D'autres cas d'utilisation, qui touchent essentiellement à la compréhension des audiences d'Amazon, sont proposés. "Il s'agit de mieux comprendre les typologies d'internautes qui ont interagi avec les publicités et dans quels environnements", précise Guilhem Bodin. Des informations qui sont dispensées au compte-gouttes dans l'interface native. "On peut aller très loin dans le ciblage, en demandant des segments d'audience très précis, mais on ne peut pas voir les performances de ces segments, au cas par cas, dans l'interface de reporting", explique Hugo Loriot.
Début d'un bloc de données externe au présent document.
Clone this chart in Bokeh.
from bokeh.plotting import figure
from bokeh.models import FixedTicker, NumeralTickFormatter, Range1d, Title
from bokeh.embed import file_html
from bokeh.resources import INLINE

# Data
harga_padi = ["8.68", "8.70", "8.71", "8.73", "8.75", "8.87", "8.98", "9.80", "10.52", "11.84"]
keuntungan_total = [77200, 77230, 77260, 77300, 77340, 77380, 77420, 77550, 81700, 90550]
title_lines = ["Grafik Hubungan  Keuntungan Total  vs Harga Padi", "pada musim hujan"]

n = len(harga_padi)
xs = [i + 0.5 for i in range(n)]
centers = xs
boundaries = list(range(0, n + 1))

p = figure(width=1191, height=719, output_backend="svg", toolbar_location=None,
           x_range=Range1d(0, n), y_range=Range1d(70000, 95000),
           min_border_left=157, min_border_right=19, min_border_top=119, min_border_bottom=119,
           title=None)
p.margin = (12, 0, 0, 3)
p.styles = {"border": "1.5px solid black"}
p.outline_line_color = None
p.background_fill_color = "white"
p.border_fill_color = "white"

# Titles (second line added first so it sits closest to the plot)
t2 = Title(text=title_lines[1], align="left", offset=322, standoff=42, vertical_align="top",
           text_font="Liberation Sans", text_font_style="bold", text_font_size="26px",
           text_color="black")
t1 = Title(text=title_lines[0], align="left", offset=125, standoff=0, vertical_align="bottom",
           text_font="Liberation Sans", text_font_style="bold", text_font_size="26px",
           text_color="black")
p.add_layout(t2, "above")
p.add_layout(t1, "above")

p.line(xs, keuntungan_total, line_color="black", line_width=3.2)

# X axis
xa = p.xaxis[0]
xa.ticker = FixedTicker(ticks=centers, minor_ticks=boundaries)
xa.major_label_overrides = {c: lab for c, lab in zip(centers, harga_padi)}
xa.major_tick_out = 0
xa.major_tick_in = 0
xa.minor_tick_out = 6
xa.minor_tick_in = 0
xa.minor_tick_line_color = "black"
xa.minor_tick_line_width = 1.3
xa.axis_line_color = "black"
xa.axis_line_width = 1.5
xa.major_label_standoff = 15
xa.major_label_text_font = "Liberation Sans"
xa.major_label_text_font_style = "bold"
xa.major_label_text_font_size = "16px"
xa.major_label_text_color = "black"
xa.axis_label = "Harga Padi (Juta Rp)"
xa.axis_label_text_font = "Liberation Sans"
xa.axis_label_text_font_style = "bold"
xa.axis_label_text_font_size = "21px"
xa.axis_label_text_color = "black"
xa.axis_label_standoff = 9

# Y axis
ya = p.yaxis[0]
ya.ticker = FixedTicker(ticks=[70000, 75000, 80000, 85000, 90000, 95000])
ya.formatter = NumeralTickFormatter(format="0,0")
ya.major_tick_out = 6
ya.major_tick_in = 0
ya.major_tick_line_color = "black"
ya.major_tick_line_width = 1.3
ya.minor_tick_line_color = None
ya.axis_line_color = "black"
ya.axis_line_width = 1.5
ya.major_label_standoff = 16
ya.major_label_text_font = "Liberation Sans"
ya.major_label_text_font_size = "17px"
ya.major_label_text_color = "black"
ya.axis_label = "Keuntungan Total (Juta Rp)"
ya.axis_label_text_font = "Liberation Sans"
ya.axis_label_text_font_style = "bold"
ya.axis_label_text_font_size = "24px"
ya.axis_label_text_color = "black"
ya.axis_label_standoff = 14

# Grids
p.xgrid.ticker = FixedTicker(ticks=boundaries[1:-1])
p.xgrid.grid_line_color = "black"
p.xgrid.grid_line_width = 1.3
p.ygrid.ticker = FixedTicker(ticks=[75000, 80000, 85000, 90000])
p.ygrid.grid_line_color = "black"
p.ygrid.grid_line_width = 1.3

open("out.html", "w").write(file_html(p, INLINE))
C'est de plus en plus important pour les retailers qui passent par Amazon pour communiquer.

"En France, ils sont à peine une dizaine à recourir, par l'entremise de leur partenaire agence, à l'offre Ads Data Hub de Google"
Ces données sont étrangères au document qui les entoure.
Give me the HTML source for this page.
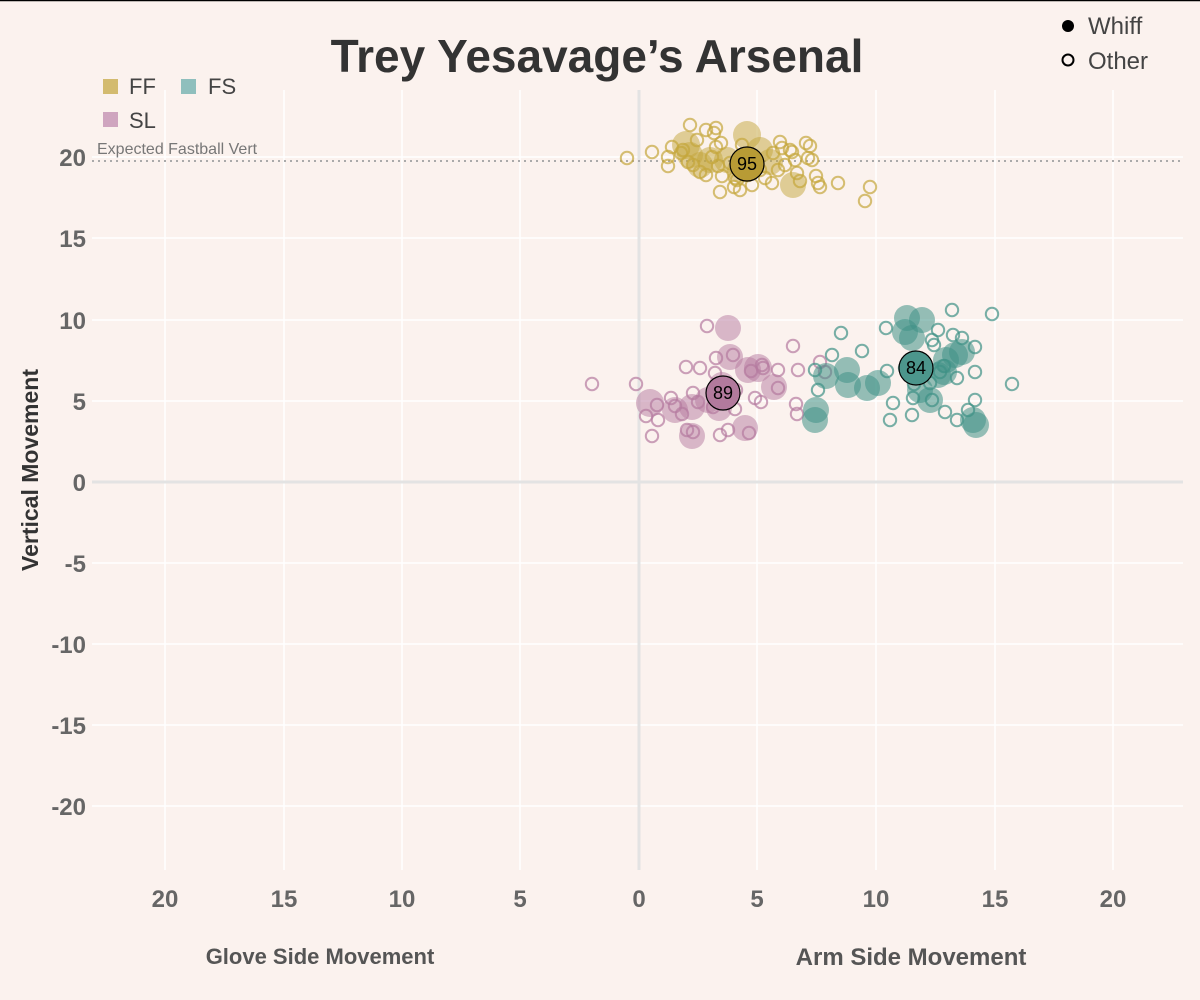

En France, rares sont encore les annonceurs à se laisser tenter. "Ils sont à peine une dizaine à recourir, par l'entremise de leur partenaire agence, à l'offre Ads Data Hub de Google", estime Guilhem Bodin. Plusieurs raisons à cela. Le recours à un tel dispositif nécessite des compétences en data science (business intelligence et requêtes SQL) que seule une poignée d'annonceurs ont aujourd'hui en interne. Ces heureux élus doivent en plus "demander l'autorisation à leur agence média avant de brancher Campaign Manager à la clean data room", rappelle Hugo Loriot. L'agence média est en effet souvent responsable du contrat passé avec l'adserver de Google… et des données qui y transitent. Elle ne voit donc pas toujours d'un bon œil les velléités de son client. "Un annonceur qui s'intéresse à ce sujet peut être enclin à internaliser par la suite l'activation média", décrypte Hugo Loriot. Certaines agences préfèrent donc ouvrir des clean data rooms chez les Gafa, en catimini, se contentant d'envoyer des rapports de campagnes détaillés à leurs clients.
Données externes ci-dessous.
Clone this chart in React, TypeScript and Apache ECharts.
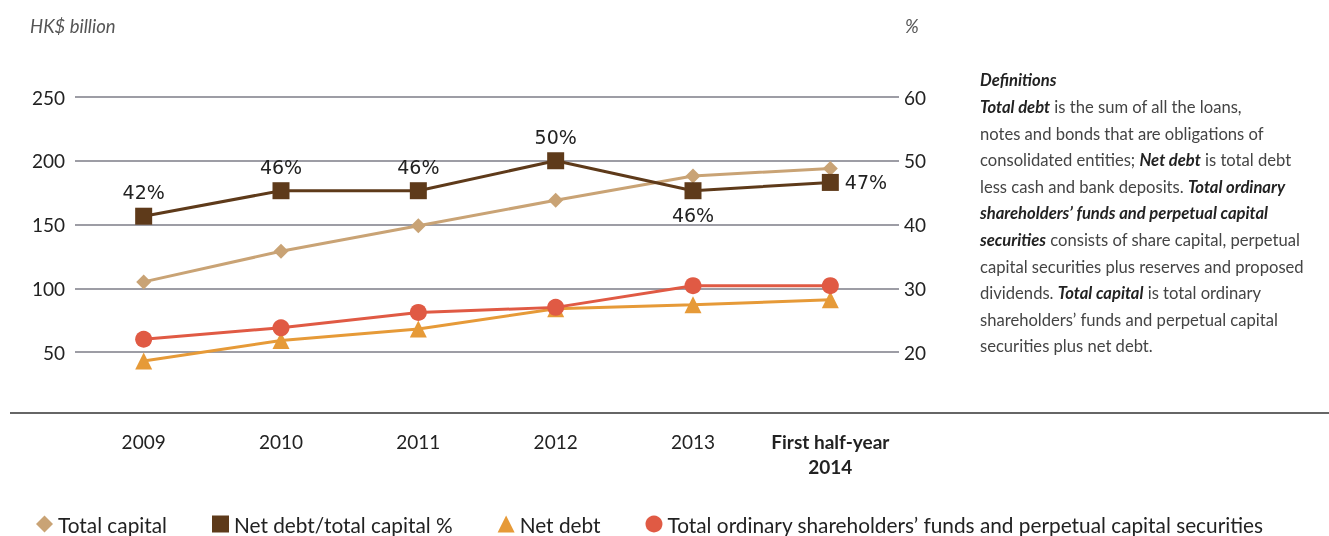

Leur adoption pourrait s'accélérer si les clean data rooms sortaient du domaine de l'analytics pur et dur, pour aller vers celui de l'activation média. Google est, encore une fois, le premier à s'y essayer. Une beta en place depuis plusieurs mois permet aux utilisateurs de son DSP, DV 360, de créer des segments d'audience à activer sur le Web programmatique, selon Adexchanger. "Aux Etats-Unis, le géant de la publicité a inspiré quelques gros retailers qui, comme Target, se servent de l'infrastructure de Google pour mettre sur pied des clean data rooms avec leurs propres clients annonceurs", pointe Hugo Loriot. En France, des acteurs comme Carrefour et Criteo, qui misent tous deux beaucoup sur le retail media, auraient la volumétrie et les typologies d'audiences nécessaires pour le faire.